Dr. Martin Luther King, Jr. in 1964.

The Letter from Birmingham Jail or Letter from Birmingham City Jail, is an open letter written on April 16, 1963, by Martin Luther King, Jr., an American civil rights leader. King wrote the letter from the city jail in Birmingham, Alabama, where he was confined after being arrested for his part in a non-violent protest conducted against segregation.

King's letter is a response to a statement made by eight white Alabama clergymen on April 12, 1963, titled "A Call For Unity". The clergymen agreed that social injustices existed but argued that the battle against racial segregation should be fought solely in the courts, not in the streets. King responded that without forceful direct actions such as his, true civil rights could never be achieved. As he put it, "This 'Wait' has almost always meant 'Never.'" He asserted that not only was civil disobedience justified in the face of unjust laws, but that "one has a moral responsibility to disobey unjust laws."

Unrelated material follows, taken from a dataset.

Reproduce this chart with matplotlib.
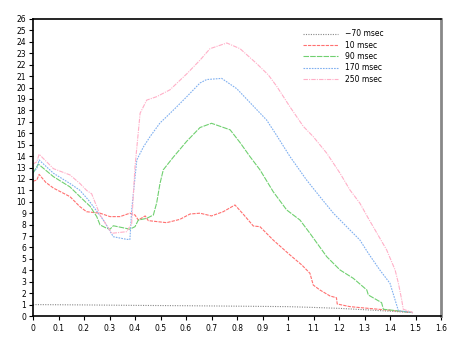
import matplotlib
matplotlib.use("Agg")
import matplotlib.pyplot as plt

labels = ["\u221270 msec", "10 msec", "90 msec", "170 msec", "250 msec"]

x_m70 = [0, 0.2, 0.4, 0.6, 0.8, 1.0, 1.1, 1.2, 1.3, 1.4, 1.49]
y_m70 = [1.0, 0.97, 0.93, 0.9, 0.86, 0.82, 0.75, 0.67, 0.55, 0.42, 0.3]

x_10 = [0, 0.015, 0.024, 0.05, 0.08, 0.145, 0.184, 0.21, 0.263, 0.302, 0.341, 0.38, 0.4,
        0.413, 0.44, 0.452, 0.524, 0.576, 0.616, 0.655, 0.70, 0.746, 0.792, 0.825, 0.864,
        0.89, 0.942, 1.008, 1.054, 1.086, 1.099, 1.125, 1.165, 1.19, 1.193, 1.243, 1.3,
        1.4, 1.49]
y_10 = [11.8, 11.9, 12.4, 11.7, 11.2, 10.45, 9.57, 9.13, 9.0, 8.7, 8.7, 9.0, 8.84,
        8.4, 8.76, 8.35, 8.17, 8.46, 8.93, 9.0, 8.76, 9.13, 9.72, 8.9, 7.88,
        7.82, 6.65, 5.34, 4.47, 3.74, 2.71, 2.28, 1.75, 1.6, 1.05, 0.82, 0.7,
        0.5, 0.3]

x_90 = [0, 0.021, 0.08, 0.145, 0.184, 0.224, 0.25, 0.263, 0.289, 0.302, 0.315, 0.38,
        0.4, 0.413, 0.446, 0.472, 0.485, 0.498, 0.511, 0.55, 0.603, 0.655, 0.70, 0.773,
        0.812, 0.851, 0.89, 0.942, 0.995, 1.047, 1.086, 1.152, 1.204, 1.256, 1.309,
        1.315, 1.367, 1.374, 1.43, 1.49]
y_90 = [12.5, 13.3, 12.2, 11.3, 10.45, 9.6, 8.7, 7.97, 7.68, 7.6, 7.9, 7.6,
        7.82, 8.4, 8.55, 8.84, 9.9, 11.6, 12.8, 13.9, 15.3, 16.5, 16.87, 16.3,
        15.18, 13.95, 12.8, 10.88, 9.28, 8.4, 7.24, 5.19, 4.03, 3.3, 2.28,
        1.84, 1.17, 0.59, 0.45, 0.3]

x_170 = [0, 0.015, 0.024, 0.08, 0.145, 0.184, 0.217, 0.276, 0.315, 0.367, 0.38, 0.387,
         0.407, 0.433, 0.459, 0.498, 0.524, 0.563, 0.603, 0.655, 0.681, 0.74, 0.799,
         0.916, 0.95, 1.008, 1.073, 1.125, 1.178, 1.23, 1.282, 1.315, 1.36, 1.4, 1.42,
         1.433, 1.49]
y_170 = [12.6, 12.9, 13.66, 12.5, 11.6, 11.0, 10.16, 8.4, 6.94, 6.71, 6.7, 9.28,
         13.66, 14.8, 15.7, 16.9, 17.45, 18.3, 19.2, 20.4, 20.7, 20.8, 19.9,
         17.16, 16.0, 13.95, 11.9, 10.45, 9.0, 7.82, 6.65, 5.49, 4.03, 2.86, 1.4,
         0.46, 0.3]

x_250 = [0, 0.015, 0.024, 0.08, 0.145, 0.184, 0.21, 0.23, 0.263, 0.309, 0.367, 0.387,
         0.4, 0.42, 0.446, 0.485, 0.537, 0.603, 0.655, 0.694, 0.76, 0.812, 0.877, 0.923,
         0.956, 1.008, 1.06, 1.099, 1.152, 1.204, 1.243, 1.282, 1.315, 1.387, 1.42,
         1.433, 1.446, 1.452, 1.49]
y_250 = [13.3, 13.5, 14.16, 12.9, 12.35, 11.6, 11.0, 10.7, 8.84, 7.24, 7.38, 8.1,
         13.07, 17.75, 18.9, 19.2, 19.8, 21.2, 22.4, 23.4, 23.9, 23.4, 22.1, 21.1,
         20.1, 18.3, 16.6, 15.7, 14.25, 12.5, 11.03, 9.87, 8.55, 5.78, 4.03,
         2.86, 1.4, 0.59, 0.3]

x_ticks = [0, 0.1, 0.2, 0.3, 0.4, 0.5, 0.6, 0.7, 0.8, 0.9, 1, 1.1, 1.2, 1.3, 1.4, 1.5, 1.6]
x_ticklabels = ["0", "0.1", "0.2", "0.3", "0.4", "0.5", "0.6", "0.7", "0.8", "0.9",
                "1", "1.1", "1.2", "1.3", "1.4", "1.5", "1.6"]
y_ticks = list(range(0, 27))

fig = plt.figure(figsize=(4.63, 3.42), dpi=100)
ax = fig.add_axes([33 / 463, 26 / 342, (441 - 33) / 463, (316 - 19) / 342])

series = [
    (x_m70, y_m70, "#888888", (0, (1, 1.2))),
    (x_10, y_10, "#ff7070", (0, (3, 1))),
    (x_90, y_90, "#70d070", (0, (5, 1))),
    (x_170, y_170, "#80b0f0", (0, (1.5, 1))),
    (x_250, y_250, "#ffb0c8", (0, (4, 1, 1, 1))),
]
for (xs, ys, c, ls), lab in zip(series, labels):
    ax.plot(xs, ys, color=c, linestyle=ls, linewidth=0.8, label=lab)

ax.set_xlim(0, 1.6)
ax.set_ylim(0, 26)
ax.set_xticks(x_ticks)
ax.set_xticklabels(x_ticklabels)
ax.set_yticks(y_ticks)
ax.tick_params(axis="both", direction="out", length=3, width=0.8, labelsize=5.5, pad=2)
ax.tick_params(axis="x", pad=3)

for s in ["left", "bottom", "top"]:
    ax.spines[s].set_color("black")
    ax.spines[s].set_linewidth(1.2)
ax.spines["right"].set_color("#888888")
ax.spines["right"].set_linewidth(2)

leg = ax.legend(loc="upper left", bbox_to_anchor=(0.655, 0.975), frameon=False,
                fontsize=5.5, handlelength=4.5, handletextpad=0.9, labelspacing=0.3,
                borderaxespad=0)

fig.savefig("out.png", dpi=100)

The letter was first published as "Letter from Birmingham Jail" in the June 12, 1963, edition of The Christian Century,[1] and in the June 24, 1963, issue of The New Leader. It was reprinted shortly thereafter in The Atlantic Monthly. King included the full text in his 1964 book Why We Can't Wait.

The letter includes the famous statement "Injustice anywhere is a threat to justice everywhere," as well as the words attributed to William E. Gladstone quoted by King: "[J]ustice too long delayed is justice denied."